Hi,
I am very new to CUDA. I am trying to write a dot product kernel call but i am not sure how to start.
I have a float2 arrayA of size [ROWS * COLS], a float2 arrayB of size [COLS], and an output float2 arrayC of size [ROWS].
For every row of arrayA, I need to get the dot product with arrayB and store the results into arrayC. So, in total i will do dot product for ROWS times and will have ROWS answers.
Can anyone guide me on how to achieve this?
Thanks alot!
AndyL
August 22, 2008, 11:45am
2
Is the matrix A banded or fully populated?
VrahoK
August 25, 2008, 10:49am
3
Hi,
I am very new to CUDA. I am trying to write a dot product kernel call but i am not sure how to start.
I have a float2 arrayA of size [ROWS * COLS], a float2 arrayB of size [COLS], and an output float2 arrayC of size [ROWS].
For every row of arrayA, I need to get the dot product with arrayB and store the results into arrayC. So, in total i will do dot product for ROWS times and will have ROWS answers.

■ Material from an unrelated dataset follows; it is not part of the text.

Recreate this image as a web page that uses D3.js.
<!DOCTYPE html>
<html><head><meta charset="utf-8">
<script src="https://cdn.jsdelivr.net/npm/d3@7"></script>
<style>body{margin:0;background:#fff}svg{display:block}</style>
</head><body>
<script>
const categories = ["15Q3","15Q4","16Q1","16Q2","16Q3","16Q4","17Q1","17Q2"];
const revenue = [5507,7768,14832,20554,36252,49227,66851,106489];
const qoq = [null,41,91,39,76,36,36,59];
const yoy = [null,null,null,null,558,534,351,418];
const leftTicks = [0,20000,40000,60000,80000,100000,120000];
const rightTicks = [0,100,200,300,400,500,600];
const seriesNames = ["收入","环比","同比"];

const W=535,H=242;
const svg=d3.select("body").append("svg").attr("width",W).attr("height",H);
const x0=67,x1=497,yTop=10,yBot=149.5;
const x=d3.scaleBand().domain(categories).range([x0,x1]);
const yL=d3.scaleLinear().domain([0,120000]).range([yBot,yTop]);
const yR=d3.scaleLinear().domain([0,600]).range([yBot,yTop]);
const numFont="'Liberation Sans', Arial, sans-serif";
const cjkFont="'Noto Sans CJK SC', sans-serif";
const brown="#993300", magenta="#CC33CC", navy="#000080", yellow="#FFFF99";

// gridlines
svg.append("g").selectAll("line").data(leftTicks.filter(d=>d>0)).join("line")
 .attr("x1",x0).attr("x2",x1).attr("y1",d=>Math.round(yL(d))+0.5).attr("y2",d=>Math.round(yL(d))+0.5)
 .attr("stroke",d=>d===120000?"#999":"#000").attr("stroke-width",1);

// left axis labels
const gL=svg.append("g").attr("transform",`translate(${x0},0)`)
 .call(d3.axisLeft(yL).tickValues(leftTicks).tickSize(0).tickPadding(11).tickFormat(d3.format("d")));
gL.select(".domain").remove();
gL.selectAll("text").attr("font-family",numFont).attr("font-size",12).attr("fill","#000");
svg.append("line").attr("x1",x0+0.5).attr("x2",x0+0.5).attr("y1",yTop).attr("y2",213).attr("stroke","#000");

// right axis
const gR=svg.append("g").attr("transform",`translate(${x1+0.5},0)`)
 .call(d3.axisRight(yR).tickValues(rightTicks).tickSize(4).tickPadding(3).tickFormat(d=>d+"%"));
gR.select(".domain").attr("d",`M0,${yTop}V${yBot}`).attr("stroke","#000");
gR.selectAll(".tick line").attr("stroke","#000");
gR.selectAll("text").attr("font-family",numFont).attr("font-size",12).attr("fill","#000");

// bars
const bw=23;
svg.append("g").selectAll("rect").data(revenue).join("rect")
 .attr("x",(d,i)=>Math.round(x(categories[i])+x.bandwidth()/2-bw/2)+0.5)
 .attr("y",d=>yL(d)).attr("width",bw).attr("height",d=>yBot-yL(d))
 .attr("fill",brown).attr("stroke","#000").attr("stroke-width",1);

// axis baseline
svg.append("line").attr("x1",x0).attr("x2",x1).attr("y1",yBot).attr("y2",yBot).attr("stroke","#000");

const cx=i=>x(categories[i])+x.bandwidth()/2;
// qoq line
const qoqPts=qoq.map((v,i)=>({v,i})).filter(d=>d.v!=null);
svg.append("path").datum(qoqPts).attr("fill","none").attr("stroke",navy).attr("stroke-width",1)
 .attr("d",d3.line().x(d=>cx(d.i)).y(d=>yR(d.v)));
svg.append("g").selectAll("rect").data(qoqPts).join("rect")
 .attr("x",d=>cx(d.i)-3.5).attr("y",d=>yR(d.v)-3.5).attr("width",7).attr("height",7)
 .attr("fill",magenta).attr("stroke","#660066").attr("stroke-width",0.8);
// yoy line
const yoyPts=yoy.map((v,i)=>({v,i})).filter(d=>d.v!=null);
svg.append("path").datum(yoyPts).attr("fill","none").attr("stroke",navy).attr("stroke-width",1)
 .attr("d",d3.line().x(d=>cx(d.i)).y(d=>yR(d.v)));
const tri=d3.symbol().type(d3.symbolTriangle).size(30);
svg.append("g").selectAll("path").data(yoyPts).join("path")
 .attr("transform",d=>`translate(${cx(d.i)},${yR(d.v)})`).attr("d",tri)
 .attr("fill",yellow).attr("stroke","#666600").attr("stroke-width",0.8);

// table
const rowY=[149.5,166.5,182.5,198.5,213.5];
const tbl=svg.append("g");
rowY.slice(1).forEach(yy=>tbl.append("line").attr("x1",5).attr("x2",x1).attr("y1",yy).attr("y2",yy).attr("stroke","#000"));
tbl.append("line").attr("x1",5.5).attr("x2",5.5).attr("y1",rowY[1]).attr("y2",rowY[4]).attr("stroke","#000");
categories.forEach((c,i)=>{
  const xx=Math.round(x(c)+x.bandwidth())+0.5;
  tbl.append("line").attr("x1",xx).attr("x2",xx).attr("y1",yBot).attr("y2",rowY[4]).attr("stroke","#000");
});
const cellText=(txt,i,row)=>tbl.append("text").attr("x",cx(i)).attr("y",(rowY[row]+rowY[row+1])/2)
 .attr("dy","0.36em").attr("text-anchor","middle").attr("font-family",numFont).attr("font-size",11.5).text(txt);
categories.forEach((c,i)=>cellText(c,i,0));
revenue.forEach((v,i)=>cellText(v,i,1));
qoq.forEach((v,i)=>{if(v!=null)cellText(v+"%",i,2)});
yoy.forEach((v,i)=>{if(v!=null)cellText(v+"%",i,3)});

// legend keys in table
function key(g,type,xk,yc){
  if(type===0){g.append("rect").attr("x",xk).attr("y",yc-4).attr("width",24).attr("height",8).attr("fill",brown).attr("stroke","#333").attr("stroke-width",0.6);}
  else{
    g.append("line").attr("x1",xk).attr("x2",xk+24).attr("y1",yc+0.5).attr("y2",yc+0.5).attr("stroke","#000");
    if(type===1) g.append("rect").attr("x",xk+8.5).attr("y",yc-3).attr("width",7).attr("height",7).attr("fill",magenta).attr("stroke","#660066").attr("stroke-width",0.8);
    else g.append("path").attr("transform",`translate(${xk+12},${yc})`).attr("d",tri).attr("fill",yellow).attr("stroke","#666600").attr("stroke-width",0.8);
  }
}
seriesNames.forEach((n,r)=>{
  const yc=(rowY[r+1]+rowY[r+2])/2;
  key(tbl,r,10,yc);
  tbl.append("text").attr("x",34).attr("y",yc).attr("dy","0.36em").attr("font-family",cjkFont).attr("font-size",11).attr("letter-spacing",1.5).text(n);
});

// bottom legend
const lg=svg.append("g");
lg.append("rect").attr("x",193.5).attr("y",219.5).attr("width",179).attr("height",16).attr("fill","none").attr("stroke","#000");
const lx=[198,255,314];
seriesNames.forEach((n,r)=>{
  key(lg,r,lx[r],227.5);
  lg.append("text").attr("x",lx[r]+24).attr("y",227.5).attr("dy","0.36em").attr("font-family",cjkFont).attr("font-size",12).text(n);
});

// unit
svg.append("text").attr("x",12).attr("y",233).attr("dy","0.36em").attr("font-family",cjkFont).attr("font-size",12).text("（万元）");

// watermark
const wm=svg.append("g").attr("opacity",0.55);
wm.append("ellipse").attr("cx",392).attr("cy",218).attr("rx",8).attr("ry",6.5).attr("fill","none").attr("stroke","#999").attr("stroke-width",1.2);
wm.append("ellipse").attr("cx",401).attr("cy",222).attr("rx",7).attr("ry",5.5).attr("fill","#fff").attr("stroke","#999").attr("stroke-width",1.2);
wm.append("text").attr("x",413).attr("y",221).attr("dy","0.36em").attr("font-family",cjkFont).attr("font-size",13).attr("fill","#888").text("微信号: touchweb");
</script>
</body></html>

Can anyone guide me on how to achieve this?
Thanks alot!
[snapback]429581[/snapback]
1st simple option: Try and look if you can find some CUBLAS function to meet your requests (simple cublas example or the cublas function reference)
2nd (most likely) faster option: See if you can rewrite the reduction example to do what you want
Fuchs
August 25, 2008, 7:03pm
4
I have a float2 arrayA of size [ROWS * COLS], a float2 arrayB of size [COLS], and an output float2 arrayC of size [ROWS].

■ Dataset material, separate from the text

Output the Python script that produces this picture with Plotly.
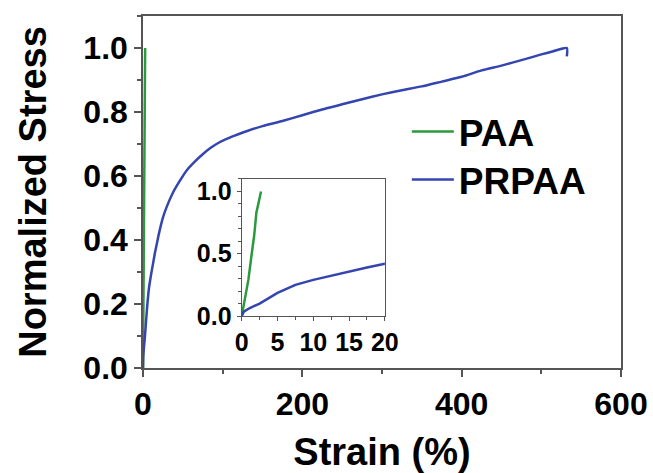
import plotly.graph_objects as go

# PAA
paa_strain = [0, 0.45, 0.93, 1.4, 1.75, 2.05, 2.3, 2.5, 2.7]
paa_stress = [0, 0.15, 0.29, 0.50, 0.65, 0.83, 0.90, 0.97, 1.0]

# PRPAA
prpaa_strain = [0, 0.3, 1, 2.5, 5, 7.5, 10, 12.5, 15, 17.5, 20, 25, 30, 38, 45, 55, 65,
                75, 85, 95, 105, 115, 130, 150, 175, 200, 225, 250, 275, 300, 325, 350,
                375, 400, 425, 450, 475, 500, 515, 532, 532]
prpaa_stress = [0, 0.035, 0.06, 0.10, 0.185, 0.25, 0.29, 0.325, 0.36, 0.39, 0.42, 0.47,
                0.505, 0.55, 0.58, 0.618, 0.645, 0.668, 0.688, 0.704, 0.716, 0.726, 0.74,
                0.756, 0.772, 0.79, 0.808, 0.824, 0.84, 0.855, 0.868, 0.88, 0.895, 0.91,
                0.93, 0.945, 0.962, 0.98, 0.99, 1.0, 0.974]

GREEN = "#2b9a3c"
BLUE = "#3445b0"
FONT = "Liberation Sans, Arial, sans-serif"
AX = "#555555"

fig = go.Figure()
fig.add_trace(go.Scatter(x=paa_strain, y=paa_stress, mode="lines", name="PAA",
                         line=dict(color=GREEN, width=2.5), legend="legend"))
fig.add_trace(go.Scatter(x=prpaa_strain, y=prpaa_stress, mode="lines", name="PRPAA",
                         line=dict(color=BLUE, width=2.5, shape="spline", smoothing=0.6),
                         legend="legend2"))
fig.add_trace(go.Scatter(x=paa_strain, y=paa_stress, mode="lines", showlegend=False,
                         line=dict(color=GREEN, width=2.5), xaxis="x2", yaxis="y2"))
fig.add_trace(go.Scatter(x=prpaa_strain, y=prpaa_stress, mode="lines", showlegend=False,
                         line=dict(color=BLUE, width=2.5), xaxis="x2", yaxis="y2"))

legend_common = dict(xanchor="left", yanchor="middle", bgcolor="rgba(0,0,0,0)",
                     borderwidth=0, itemwidth=42,
                     font=dict(size=37, family=FONT, weight="bold", color="black"))

fig.update_layout(
    template="none",
    width=653, height=473,
    margin=dict(l=143, r=32, t=16, b=105, autoexpand=False),
    paper_bgcolor="white", plot_bgcolor="white",
    font=dict(family=FONT, color="black"),
    xaxis=dict(range=[0, 600], dtick=200, ticks="outside", ticklen=7, tickwidth=1.5,
               tickcolor=AX, showline=True, linecolor=AX, linewidth=1.5, mirror=True,
               showgrid=False, zeroline=False, automargin=False,
               minor=dict(dtick=100, ticks="outside", ticklen=4, tickcolor=AX, tickwidth=1.5),
               tickfont=dict(size=32, family=FONT, weight="bold"),
               title=dict(text="Strain (%)", font=dict(size=38, family=FONT, weight="bold"),
                          standoff=34)),
    yaxis=dict(range=[0, 1.1], dtick=0.2, tickformat=".1f", ticks="outside", ticklen=7,
               tickwidth=1.5, tickcolor=AX, showline=True, linecolor=AX, linewidth=1.5,
               mirror=True, showgrid=False, zeroline=False, automargin=False,
               minor=dict(dtick=0.1, ticks="outside", ticklen=4, tickcolor=AX, tickwidth=1.5),
               tickfont=dict(size=32, family=FONT, weight="bold"),
               title=dict(text="Normalized Stress", font=dict(size=38, family=FONT, weight="bold"),
                          standoff=25)),
    xaxis2=dict(domain=[0.2065, 0.506], anchor="y2", range=[0, 20], dtick=5,
                ticks="outside", ticklen=4, tickwidth=1.2, tickcolor=AX,
                showline=True, linecolor=AX, linewidth=1.2, mirror=True,
                showgrid=False, zeroline=False, automargin=False,
                minor=dict(dtick=2.5, ticks="outside", ticklen=3, tickcolor=AX),
                tickfont=dict(size=25, family=FONT, weight="bold")),
    yaxis2=dict(domain=[0.1477, 0.537], anchor="x2", range=[0, 1.1], dtick=0.5,
                tickformat=".1f", ticks="outside", ticklen=4, tickwidth=1.2, tickcolor=AX,
                showline=True, linecolor=AX, linewidth=1.2, mirror=True,
                showgrid=False, zeroline=False, automargin=False,
                minor=dict(dtick=0.1, ticks="outside", ticklen=3, tickcolor=AX),
                tickfont=dict(size=25, family=FONT, weight="bold")),
    legend=dict(x=0.552, y=0.6705, **legend_common),
    legend2=dict(x=0.552, y=0.534, **legend_common),
    showlegend=True,
)

fig.write_html("out.html")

For every row of arrayA, I need to get the dot product with arrayB and store the results into arrayC. So, in total i will do dot product for ROWS times and will have ROWS answers.
[snapback]429581[/snapback]
You are aware that this is just a Matrix-Vector multiplication? The fastest implementation I know of for a MV Kernel is described in this paper:
Noriyuki Fujimoto, Faster Matrix-Vector Multiplication on GeForce 8800GTX,
In the Proceedings of the 22nd IEEE International Parallel and
Distributed Processing Symposium (IPDPS), LSPP-402, pp.1-8, April 2008
jack
September 1, 2008, 3:58pm
5
I think this is just a call to one of the Level-2 BLAS routines (Matrix-Vector Operations)…check the CUBLAS documentation for the one you need.